## START Information shown

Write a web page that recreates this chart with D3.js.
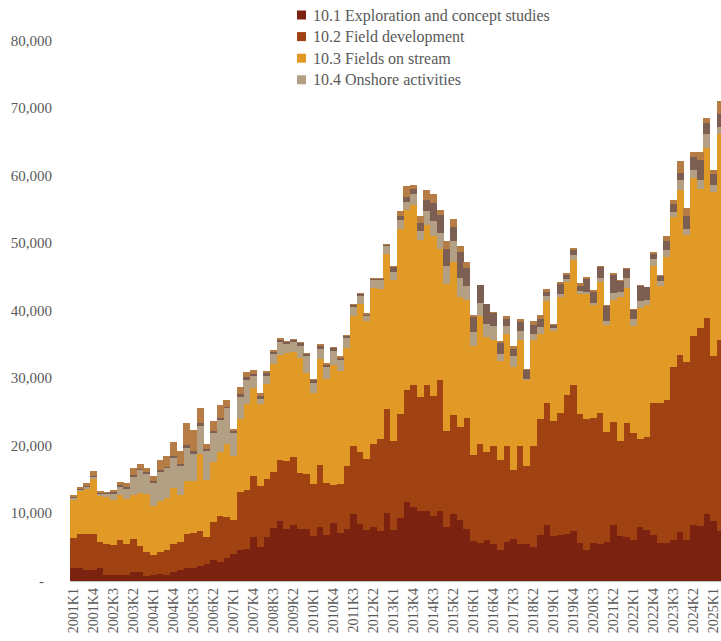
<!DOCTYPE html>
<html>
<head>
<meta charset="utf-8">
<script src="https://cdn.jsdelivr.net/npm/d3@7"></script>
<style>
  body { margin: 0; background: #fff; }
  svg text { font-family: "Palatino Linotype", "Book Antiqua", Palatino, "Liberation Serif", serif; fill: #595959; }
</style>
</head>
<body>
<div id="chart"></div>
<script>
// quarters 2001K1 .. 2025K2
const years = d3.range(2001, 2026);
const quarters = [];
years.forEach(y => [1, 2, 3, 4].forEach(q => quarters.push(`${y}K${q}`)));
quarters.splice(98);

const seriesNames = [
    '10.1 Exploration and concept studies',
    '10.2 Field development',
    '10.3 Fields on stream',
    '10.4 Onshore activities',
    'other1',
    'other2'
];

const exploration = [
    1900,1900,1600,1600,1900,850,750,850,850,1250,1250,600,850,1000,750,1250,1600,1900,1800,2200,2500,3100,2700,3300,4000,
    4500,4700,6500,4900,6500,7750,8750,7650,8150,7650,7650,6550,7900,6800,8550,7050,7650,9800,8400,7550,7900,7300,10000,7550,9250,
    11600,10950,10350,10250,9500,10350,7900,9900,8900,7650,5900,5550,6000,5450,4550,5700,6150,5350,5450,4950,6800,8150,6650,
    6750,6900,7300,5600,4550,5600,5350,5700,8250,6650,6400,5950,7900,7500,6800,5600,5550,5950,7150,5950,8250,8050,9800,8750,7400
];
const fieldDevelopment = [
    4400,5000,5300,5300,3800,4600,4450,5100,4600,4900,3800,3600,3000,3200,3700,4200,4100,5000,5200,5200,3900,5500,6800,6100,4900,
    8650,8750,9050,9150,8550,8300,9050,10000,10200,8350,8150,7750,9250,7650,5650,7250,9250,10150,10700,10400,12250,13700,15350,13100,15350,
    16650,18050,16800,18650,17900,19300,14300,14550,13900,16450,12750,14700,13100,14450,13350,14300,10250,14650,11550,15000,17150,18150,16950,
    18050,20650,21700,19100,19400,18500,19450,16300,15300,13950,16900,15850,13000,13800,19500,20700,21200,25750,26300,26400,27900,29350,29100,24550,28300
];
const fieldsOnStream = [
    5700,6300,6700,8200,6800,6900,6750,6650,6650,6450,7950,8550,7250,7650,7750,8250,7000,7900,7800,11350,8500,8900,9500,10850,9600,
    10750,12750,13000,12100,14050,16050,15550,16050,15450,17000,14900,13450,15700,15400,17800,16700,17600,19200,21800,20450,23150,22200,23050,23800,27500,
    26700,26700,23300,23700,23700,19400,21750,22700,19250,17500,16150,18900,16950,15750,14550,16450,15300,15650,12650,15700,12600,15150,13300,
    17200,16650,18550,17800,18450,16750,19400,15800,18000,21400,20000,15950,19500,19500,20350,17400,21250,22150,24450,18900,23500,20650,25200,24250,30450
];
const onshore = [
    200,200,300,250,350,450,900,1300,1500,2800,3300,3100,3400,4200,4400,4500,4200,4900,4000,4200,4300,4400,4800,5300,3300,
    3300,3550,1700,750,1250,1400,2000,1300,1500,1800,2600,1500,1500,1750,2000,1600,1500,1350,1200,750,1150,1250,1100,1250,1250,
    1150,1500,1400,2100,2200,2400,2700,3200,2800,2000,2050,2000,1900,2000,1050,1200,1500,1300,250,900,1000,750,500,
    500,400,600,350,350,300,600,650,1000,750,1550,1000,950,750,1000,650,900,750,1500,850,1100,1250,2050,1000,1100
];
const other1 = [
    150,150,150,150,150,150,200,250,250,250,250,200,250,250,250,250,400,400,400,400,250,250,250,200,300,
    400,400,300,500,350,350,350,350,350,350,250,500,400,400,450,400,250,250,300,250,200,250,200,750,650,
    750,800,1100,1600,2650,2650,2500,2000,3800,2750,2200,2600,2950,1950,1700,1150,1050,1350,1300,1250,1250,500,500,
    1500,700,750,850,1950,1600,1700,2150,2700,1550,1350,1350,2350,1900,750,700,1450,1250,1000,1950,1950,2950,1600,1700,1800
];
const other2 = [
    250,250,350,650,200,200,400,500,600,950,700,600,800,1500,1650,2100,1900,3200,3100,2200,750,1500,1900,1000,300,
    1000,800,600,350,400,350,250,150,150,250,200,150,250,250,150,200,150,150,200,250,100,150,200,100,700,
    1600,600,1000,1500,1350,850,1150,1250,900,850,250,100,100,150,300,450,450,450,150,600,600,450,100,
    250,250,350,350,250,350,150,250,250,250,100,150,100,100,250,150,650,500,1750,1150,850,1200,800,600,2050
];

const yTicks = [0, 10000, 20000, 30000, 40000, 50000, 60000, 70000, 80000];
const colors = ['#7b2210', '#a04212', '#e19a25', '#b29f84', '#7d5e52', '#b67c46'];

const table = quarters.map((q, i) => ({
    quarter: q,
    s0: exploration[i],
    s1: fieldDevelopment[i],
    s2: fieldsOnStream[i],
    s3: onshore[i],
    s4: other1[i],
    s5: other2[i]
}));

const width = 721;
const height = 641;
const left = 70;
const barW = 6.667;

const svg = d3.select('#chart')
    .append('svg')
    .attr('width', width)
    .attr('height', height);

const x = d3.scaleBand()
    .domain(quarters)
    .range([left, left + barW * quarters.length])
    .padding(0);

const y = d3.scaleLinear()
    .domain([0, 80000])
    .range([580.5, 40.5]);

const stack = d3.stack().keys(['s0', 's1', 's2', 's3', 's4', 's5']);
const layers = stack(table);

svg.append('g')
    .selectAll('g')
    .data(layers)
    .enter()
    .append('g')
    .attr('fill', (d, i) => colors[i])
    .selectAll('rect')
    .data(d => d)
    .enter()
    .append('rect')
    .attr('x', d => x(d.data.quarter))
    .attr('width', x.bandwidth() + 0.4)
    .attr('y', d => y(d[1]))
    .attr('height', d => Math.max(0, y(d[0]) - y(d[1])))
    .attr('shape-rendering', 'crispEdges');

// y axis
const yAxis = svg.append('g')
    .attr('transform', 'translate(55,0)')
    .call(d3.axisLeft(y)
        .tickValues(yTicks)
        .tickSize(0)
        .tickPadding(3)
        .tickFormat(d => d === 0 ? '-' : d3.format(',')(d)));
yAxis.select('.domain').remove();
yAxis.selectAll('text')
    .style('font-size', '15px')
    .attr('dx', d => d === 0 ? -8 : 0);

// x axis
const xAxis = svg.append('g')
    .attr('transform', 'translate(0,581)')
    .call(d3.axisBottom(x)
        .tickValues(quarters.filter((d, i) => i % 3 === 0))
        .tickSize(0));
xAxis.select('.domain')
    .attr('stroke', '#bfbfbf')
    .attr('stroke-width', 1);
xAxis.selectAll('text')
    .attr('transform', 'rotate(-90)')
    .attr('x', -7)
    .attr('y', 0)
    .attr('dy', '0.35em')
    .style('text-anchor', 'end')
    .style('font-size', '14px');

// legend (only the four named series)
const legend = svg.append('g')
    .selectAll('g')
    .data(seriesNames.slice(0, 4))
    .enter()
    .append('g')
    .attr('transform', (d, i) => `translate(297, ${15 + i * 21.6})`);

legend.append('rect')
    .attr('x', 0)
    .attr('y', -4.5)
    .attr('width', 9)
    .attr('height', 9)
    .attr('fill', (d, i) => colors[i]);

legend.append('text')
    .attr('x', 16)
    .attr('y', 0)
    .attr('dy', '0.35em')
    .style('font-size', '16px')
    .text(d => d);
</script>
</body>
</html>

## END Information shown

* What is being asked:
Extract the full listing exactly, with the pictures left out.

* Complete answer:
Write a web page that recreates this chart with D3.js.
<!DOCTYPE html>
<html>
<head>
<meta charset="utf-8">
<script src="https://cdn.jsdelivr.net/npm/d3@7"></script>
<style>
  body { margin: 0; background: #fff; }
  svg text { font-family: "Palatino Linotype", "Book Antiqua", Palatino, "Liberation Serif", serif; fill: #595959; }
</style>
</head>
<body>
<div id="chart"></div>
<script>
// quarters 2001K1 .. 2025K2
const years = d3.range(2001, 2026);
const quarters = [];
years.forEach(y => [1, 2, 3, 4].forEach(q => quarters.push(`${y}K${q}`)));
quarters.splice(98);

const seriesNames = [
    '10.1 Exploration and concept studies',
    '10.2 Field development',
    '10.3 Fields on stream',
    '10.4 Onshore activities',
    'other1',
    'other2'
];

const exploration = [
    1900,1900,1600,1600,1900,850,750,850,850,1250,1250,600,850,1000,750,1250,1600,1900,1800,2200,2500,3100,2700,3300,4000,
    4500,4700,6500,4900,6500,7750,8750,7650,8150,7650,7650,6550,7900,6800,8550,7050,7650,9800,8400,7550,7900,7300,10000,7550,9250,
    11600,10950,10350,10250,9500,10350,7900,9900,8900,7650,5900,5550,6000,5450,4550,5700,6150,5350,5450,4950,6800,8150,6650,
    6750,6900,7300,5600,4550,5600,5350,5700,8250,6650,6400,5950,7900,7500,6800,5600,5550,5950,7150,5950,8250,8050,9800,8750,7400
];
const fieldDevelopment = [
    4400,5000,5300,5300,3800,4600,4450,5100,4600,4900,3800,3600,3000,3200,3700,4200,4100,5000,5200,5200,3900,5500,6800,6100,4900,
    8650,8750,9050,9150,8550,8300,9050,10000,10200,8350,8150,7750,9250,7650,5650,7250,9250,10150,10700,10400,12250,13700,15350,13100,15350,
    16650,18050,16800,18650,17900,19300,14300,14550,13900,16450,12750,14700,13100,14450,13350,14300,10250,14650,11550,15000,17150,18150,16950,
    18050,20650,21700,19100,19400,18500,19450,16300,15300,13950,16900,15850,13000,13800,19500,20700,21200,25750,26300,26400,27900,29350,29100,24550,28300
];
const fieldsOnStream = [
    5700,6300,6700,8200,6800,6900,6750,6650,6650,6450,7950,8550,7250,7650,7750,8250,7000,7900,7800,11350,8500,8900,9500,10850,9600,
    10750,12750,13000,12100,14050,16050,15550,16050,15450,17000,14900,13450,15700,15400,17800,16700,17600,19200,21800,20450,23150,22200,23050,23800,27500,
    26700,26700,23300,23700,23700,19400,21750,22700,19250,17500,16150,18900,16950,15750,14550,16450,15300,15650,12650,15700,12600,15150,13300,
    17200,16650,18550,17800,18450,16750,19400,15800,18000,21400,20000,15950,19500,19500,20350,17400,21250,22150,24450,18900,23500,20650,25200,24250,30450
];
const onshore = [
    200,200,300,250,350,450,900,1300,1500,2800,3300,3100,3400,4200,4400,4500,4200,4900,4000,4200,4300,4400,4800,5300,3300,
    3300,3550,1700,750,1250,1400,2000,1300,1500,1800,2600,1500,1500,1750,2000,1600,1500,1350,1200,750,1150,1250,1100,1250,1250,
    1150,1500,1400,2100,2200,2400,2700,3200,2800,2000,2050,2000,1900,2000,1050,1200,1500,1300,250,900,1000,750,500,
    500,400,600,350,350,300,600,650,1000,750,1550,1000,950,750,1000,650,900,750,1500,850,1100,1250,2050,1000,1100
];
const other1 = [
    150,150,150,150,150,150,200,250,250,250,250,200,250,250,250,250,400,400,400,400,250,250,250,200,300,
    400,400,300,500,350,350,350,350,350,350,250,500,400,400,450,400,250,250,300,250,200,250,200,750,650,
    750,800,1100,1600,2650,2650,2500,2000,3800,2750,2200,2600,2950,1950,1700,1150,1050,1350,1300,1250,1250,500,500,
    1500,700,750,850,1950,1600,1700,2150,2700,1550,1350,1350,2350,1900,750,700,1450,1250,1000,1950,1950,2950,1600,1700,1800
];
const other2 = [
    250,250,350,650,200,200,400,500,600,950,700,600,800,1500,1650,2100,1900,3200,3100,2200,750,1500,1900,1000,300,
    1000,800,600,350,400,350,250,150,150,250,200,150,250,250,150,200,150,150,200,250,100,150,200,100,700,
    1600,600,1000,1500,1350,850,1150,1250,900,850,250,100,100,150,300,450,450,450,150,600,600,450,100,
    250,250,350,350,250,350,150,250,250,250,100,150,100,100,250,150,650,500,1750,1150,850,1200,800,600,2050
];

const yTicks = [0, 10000, 20000, 30000, 40000, 50000, 60000, 70000, 80000];
const colors = ['#7b2210', '#a04212', '#e19a25', '#b29f84', '#7d5e52', '#b67c46'];

const table = quarters.map((q, i) => ({
    quarter: q,
    s0: exploration[i],
    s1: fieldDevelopment[i],
    s2: fieldsOnStream[i],
    s3: onshore[i],
    s4: other1[i],
    s5: other2[i]
}));

const width = 721;
const height = 641;
const left = 70;
const barW = 6.667;

const svg = d3.select('#chart')
    .append('svg')
    .attr('width', width)
    .attr('height', height);

const x = d3.scaleBand()
    .domain(quarters)
    .range([left, left + barW * quarters.length])
    .padding(0);

const y = d3.scaleLinear()
    .domain([0, 80000])
    .range([580.5, 40.5]);

const stack = d3.stack().keys(['s0', 's1', 's2', 's3', 's4', 's5']);
const layers = stack(table);

svg.append('g')
    .selectAll('g')
    .data(layers)
    .enter()
    .append('g')
    .attr('fill', (d, i) => colors[i])
    .selectAll('rect')
    .data(d => d)
    .enter()
    .append('rect')
    .attr('x', d => x(d.data.quarter))
    .attr('width', x.bandwidth() + 0.4)
    .attr('y', d => y(d[1]))
    .attr('height', d => Math.max(0, y(d[0]) - y(d[1])))
    .attr('shape-rendering', 'crispEdges');

// y axis
const yAxis = svg.append('g')
    .attr('transform', 'translate(55,0)')
    .call(d3.axisLeft(y)
        .tickValues(yTicks)
        .tickSize(0)
        .tickPadding(3)
        .tickFormat(d => d === 0 ? '-' : d3.format(',')(d)));
yAxis.select('.domain').remove();
yAxis.selectAll('text')
    .style('font-size', '15px')
    .attr('dx', d => d === 0 ? -8 : 0);

// x axis
const xAxis = svg.append('g')
    .attr('transform', 'translate(0,581)')
    .call(d3.axisBottom(x)
        .tickValues(quarters.filter((d, i) => i % 3 === 0))
        .tickSize(0));
xAxis.select('.domain')
    .attr('stroke', '#bfbfbf')
    .attr('stroke-width', 1);
xAxis.selectAll('text')
    .attr('transform', 'rotate(-90)')
    .attr('x', -7)
    .attr('y', 0)
    .attr('dy', '0.35em')
    .style('text-anchor', 'end')
    .style('font-size', '14px');

// legend (only the four named series)
const legend = svg.append('g')
    .selectAll('g')
    .data(seriesNames.slice(0, 4))
    .enter()
    .append('g')
    .attr('transform', (d, i) => `translate(297, ${15 + i * 21.6})`);

legend.append('rect')
    .attr('x', 0)
    .attr('y', -4.5)
    .attr('width', 9)
    .attr('height', 9)
    .attr('fill', (d, i) => colors[i]);

legend.append('text')
    .attr('x', 16)
    .attr('y', 0)
    .attr('dy', '0.35em')
    .style('font-size', '16px')
    .text(d => d);
</script>
</body>
</html>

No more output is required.